Iran crushing protests led to 'crimes against humanity’

Iran crushing protests led to 'crimes against humanity’

GENEVA
Iran crushing protests led to crimes against humanity’

The violent repression of peaceful protests and discrimination against women and girls by Tehran led to serious rights violations, many amounting to crimes against humanity, a U.N. experts probe said on March 8.

Iran was rocked by widespread demonstrations sparked by the September 2022 death of Mahsa Amini, a 22-year-old Iranian Kurd who had been arrested for allegedly violating the strict dress rule for women based on Islamic sharia law.

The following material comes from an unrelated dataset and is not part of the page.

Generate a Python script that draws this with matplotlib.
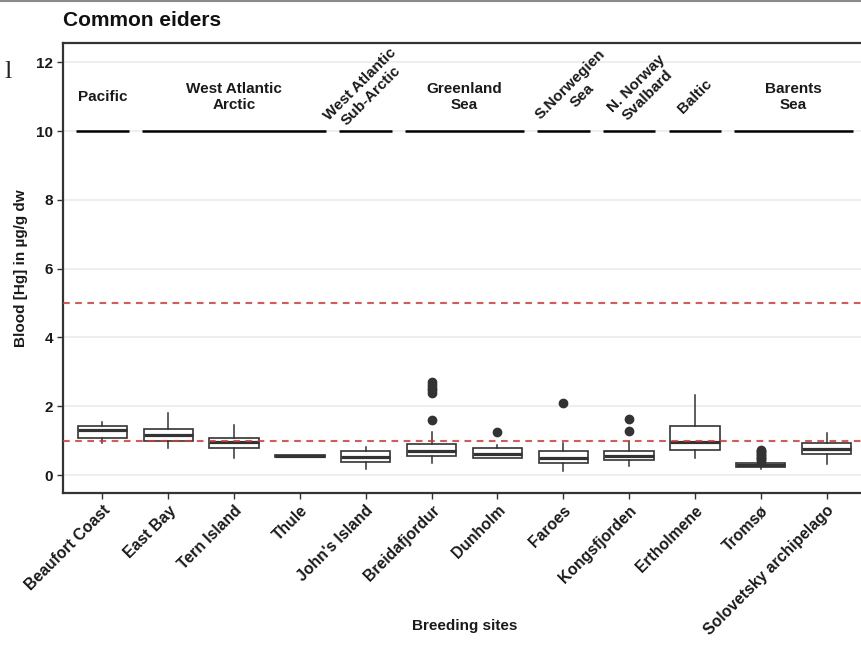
import matplotlib
matplotlib.use("Agg")
import matplotlib.pyplot as plt
from matplotlib.lines import Line2D

# ---------------- data ----------------
sites = ["Beaufort Coast", "East Bay", "Tern Island", "Thule", "John's Island",
         "Breidafjordur", "Dunholm", "Faroes", "Kongsfjorden", "Ertholmene",
         "Tromsø", "Solovetsky archipelago"]
q1 = [1.08, 0.99, 0.80, 0.53, 0.39, 0.55, 0.51, 0.34, 0.44, 0.73, 0.24, 0.60]
median = [1.31, 1.18, 0.95, 0.55, 0.54, 0.70, 0.61, 0.51, 0.56, 0.97, 0.29, 0.76]
q3 = [1.42, 1.34, 1.08, 0.58, 0.70, 0.89, 0.78, 0.71, 0.70, 1.42, 0.34, 0.92]
whisker_low = [0.92, 0.78, 0.50, 0.53, 0.19, 0.36, 0.50, 0.13, 0.26, 0.50, 0.17, 0.31]
whisker_high = [1.55, 1.81, 1.45, 0.58, 0.82, 1.26, 0.87, 0.94, 0.99, 2.33, 0.38, 1.21]
outliers = [[], [], [], [], [],
            [1.60, 2.38, 2.46, 2.54, 2.62, 2.70],
            [1.24],
            [2.10],
            [1.28, 1.62],
            [],
            [0.42, 0.46, 0.50, 0.54, 0.58, 0.62, 0.66, 0.70, 0.74],
            []]

regions = ["Pacific", "West Atlantic\nArctic", "West Atlantic\nSub-Arctic",
           "Greenland\nSea", "S.Norwegien\nSea", "N. Norway\nSvalbard",
           "Baltic", "Barents\nSea"]
region_first = [1, 2, 5, 6, 8, 9, 10, 11]
region_last = [1, 4, 5, 7, 8, 9, 10, 12]
region_line_value = 10
thresholds = [1, 5]
yticks = [0, 2, 4, 6, 8, 10, 12]

# ---------------- styling ----------------
label_rot = [0, 0, 45, 0, 45, 45, 45, 0]
label_dx = [0, 0, 0, 0, 0.2, 0.2, 0, 0]
label_y = [11.0, 11.0, 11.2, 11.0, 11.2, 11.2, 11.0, 11.0]
FONT = ["Liberation Sans", "DejaVu Sans"]
plt.rcParams["font.family"] = FONT
dark = "#333333"

W, H = 861, 664
fig = plt.figure(figsize=(W / 100, H / 100), dpi=100)
left_px, right_px, top_px, bot_px = 63, 866, 43, 493
ax = fig.add_axes([left_px / W, 1 - bot_px / H, (right_px - left_px) / W, (bot_px - top_px) / H])

stats = []
for i in range(len(sites)):
    stats.append(dict(med=median[i], q1=q1[i], q3=q3[i], whislo=whisker_low[i],
                      whishi=whisker_high[i], fliers=outliers[i], label=sites[i]))
positions = list(range(1, len(sites) + 1))
ax.bxp(stats, positions=positions, widths=0.75, showcaps=False, patch_artist=True,
       boxprops=dict(facecolor="white", edgecolor=dark, linewidth=1.2),
       medianprops=dict(color=dark, linewidth=2.3, solid_capstyle="butt"),
       whiskerprops=dict(color=dark, linewidth=1.1),
       flierprops=dict(marker="o", markerfacecolor=dark, markeredgecolor=dark, markersize=6),
       zorder=3)

for t in thresholds:
    ln = ax.axhline(t, color="#e8302a", linewidth=1.2, zorder=4)
    ln.set_dashes((4, 3.3))

for i, name in enumerate(regions):
    x0 = region_first[i] - 0.4
    x1 = region_last[i] + 0.4
    ax.plot([x0, x1], [region_line_value, region_line_value], color="black",
            linewidth=1.8, solid_capstyle="butt", zorder=3)
    xc = (region_first[i] + region_last[i]) / 2 + label_dx[i]
    ax.text(xc, label_y[i], name, rotation=label_rot[i], rotation_mode="anchor",
            ha="center", va="center", multialignment="center",
            fontsize=11, fontweight="bold", color="#1a1a1a", linespacing=1.2, zorder=5)

ax.set_xlim(0.4, 12.6)
ax.set_ylim(-0.52, 12.56)
ax.set_yticks(yticks)
ax.set_yticklabels([str(v) for v in yticks], fontsize=11, fontweight="bold", color="#1a1a1a")
ax.set_xticks(positions)
ax.set_xticklabels(sites, rotation=45, ha="right", va="top", rotation_mode="anchor",
                   fontsize=11.3, fontweight="bold", color="#1a1a1a")
ax.tick_params(axis="both", length=4, width=1.0, color=dark, pad=3)
ax.yaxis.grid(True, color="#ebebeb", linewidth=1.2, zorder=0)
ax.xaxis.grid(False)
ax.set_axisbelow(True)
for s in ax.spines.values():
    s.set_color(dark)
    s.set_linewidth(1.6)

ax.set_ylabel("Blood [Hg] in µg/g dw", fontsize=11, fontweight="bold", color="#1a1a1a")
ax.yaxis.set_label_coords(-(left_px - 28) / (right_px - left_px), 0.5, transform=ax.transAxes)
ax.set_xlabel("Breeding sites", fontsize=11, fontweight="bold", color="#1a1a1a")
ax.xaxis.set_label_coords(0.5, -(619 - bot_px) / (bot_px - top_px), transform=ax.transAxes)

fig.text(left_px / W, 1 - 20 / H, "Common eiders", fontsize=15, fontweight="bold",
         ha="left", va="center", color="#111111")
fig.text(4 / W, 1 - 72 / H, "l", fontsize=19, family="Liberation Serif", ha="left",
         va="center", color="#222222")
fig.add_artist(Line2D([0, 1], [1 - 1 / H, 1 - 1 / H], transform=fig.transFigure,
                      color="#8a8a8a", linewidth=1.5))

fig.savefig("out.png", dpi=100)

Anger over her death rapidly expanded into weeks of taboo-breaking protests which saw women tearing off their mandatory headscarves in an open challenge to the Islamic Republic's system of government under supreme leader Ayatollah Ali Khamenei.

The U.N. Human Rights Council held a special session on the situation in November 2022 and voted to create a high-level investigation into the deadly crackdown.

In its first report, the independent international fact-finding mission on Iran said many of the violations "amount to crimes against humanity, specifically those of murder, imprisonment, torture, rape and other forms of sexual violence, persecution, enforced disappearance and other inhumane acts.”

It said the commission of such crimes, in the context of a deprivation of fundamental rights of victims, inflicted with discriminatory intent, "leads the mission to the conclusion that the crime against humanity of persecution on the grounds of gender has been committed.”

The three-member mission comprises chair Sara Hossain of Bangladesh, Shaheen Sardar Ali from Pakistan and Viviana Krsticevic of Argentina.

"These acts form part of a widespread and systematic attack directed against the civilian population in Iran, namely against women, girls, boys and men who have demanded freedom, equality, dignity and accountability," Hossain said in a statement.